Il nostro ambasciatore nuovo ostaggio in India

Non facciamo a tempo a liberarne due, che già abbiamo un altro ostaggio nelle mani dell’India. In questo caso stiamo parlando dell’ambasciatore italiano a New Delhi, Daniele Mancini. Le autorità indiane, ieri, hanno dato l’ordine di aumentare la sorveglianza negli aeroporti, perché non lasci il Paese. Non prima del 19 marzo, almeno, quando è prevista l’udienza della Corte Suprema, che dovrebbe dare l’autorizzazione ufficiale all’espatrio. Secondo l’agenzia Ansa, l’attività dell’Ambasciata italiana e dell’ambasciatore si sta svolgendo, per quanto possibile, nella normalità. Oltre al trattamento riservato a Daniele Mancini, il governo indiano sta procedendo anche alla riduzione della sua presenza in Italia. Ieri sarebbe dovuto arrivare a Roma il nuovo ambasciatore Basant Kumar Gupta, un funzionario di altissimo livello (direttore generale del Ministero degli Esteri), ma la sua partenza è stata sospesa.

L’India starebbe studiando anche nuovi modi per disincentivare il commercio bilaterale fra i nostri due Paesi. Il governo di New Delhi non ha affatto digerito che l’Italia abbia permesso ai due marò Salvatore Girone e Massimiliano Latorre, di rimanere in patria, invece che tornare in carcere in India, dopo una licenza che avevano ottenuto per votare alle elezioni. Lo considera come un “inganno all’italiana”. E qualcuno dei nostri concittadini gli dà pure ragione. Ma di quanti inganni all’indiana siamo rimasti vittime in questi 13 mesi? Prima di tutto, la nave Enrica Lexie, su cui i due militari erano a bordo, in servizio anti-pirateria, è stata attirata in porto, nello stato del Kerala, con un inganno. Si era parlato di un controllo, non di un blocco della nave (durato quasi un anno) e dell’arresto dei due militari (durato 13 mesi). Latorre e Girone sono rimasti in detenzione tutto questo tempo per una strage che, stando ai testimoni italiani, non è mai avvenuta. Secondo l’equipaggio della Enrica Lexie, infatti, i marò avrebbero sparato in acqua, davanti alla prua di un’imbarcazione. Secondo le autorità indiane, al contrario, avrebbero sparato contro l’equipaggio del peschereccio St. Antony. Ma non ci sono le prove per dimostrarlo.
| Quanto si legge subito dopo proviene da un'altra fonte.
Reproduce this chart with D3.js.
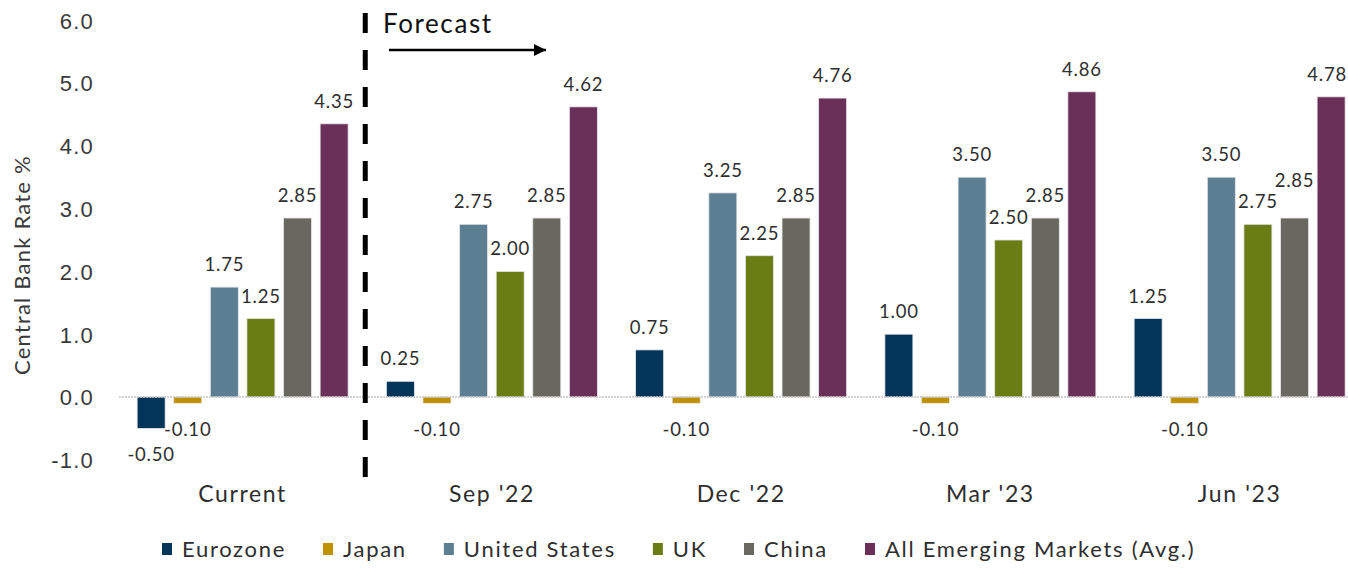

Sul St. Antony sono stati rilevati fori di proiettili che non provenivano dall’alto (da una nave delle dimensioni dell’Enrica Lexie), ma sparati ad alzo zero. Le stesse testimonianze dell’equipaggio colpito sono cambiate più volte e paiono molto manipolate dalla polizia. E l’estate scorsa il St. Antony è stato inabissato: le prove non ci sono più. Gli esperti italiani sono stati esclusi dalle perizie balistiche. I magistrati italiani, che hanno aperto da subito un fascicolo sul caso, non hanno mai ottenuto dall’India le informazioni e le prove raccolte dai colleghi indiani. In ogni caso, l’incidente che ha coinvolto l’Enrica Lexie è avvenuto (per ammissione della stessa magistratura indiana) in acque internazionali. Dunque non sarebbe neppure spettato alla giurisdizione indiana. L’ultimo schiaffo era avvenuto dopo la scorsa licenza dei prigionieri in Italia, quando i due marò avevano potuto ricongiungersi con i loro familiari almeno per Natale. Subito dopo le feste, infatti, era prevista un’udienza della Corte Suprema indiana per decidere, una volta per tutte, a chi dovesse spettare il caso. Ma per l’ennesima volta, il massimo organo giudiziario indiano ha deciso di non poter prendere una decisione. Per esaminare il caso, il governo di New Delhi aveva intenzione di nominare un tribunale ad hoc. La palla sarebbe dunque passata dalla magistratura (teoricamente neutrale) alla politica indiana, i cui fini erano già abbastanza evidenti. E riusciamo ancora a sentirci in colpa?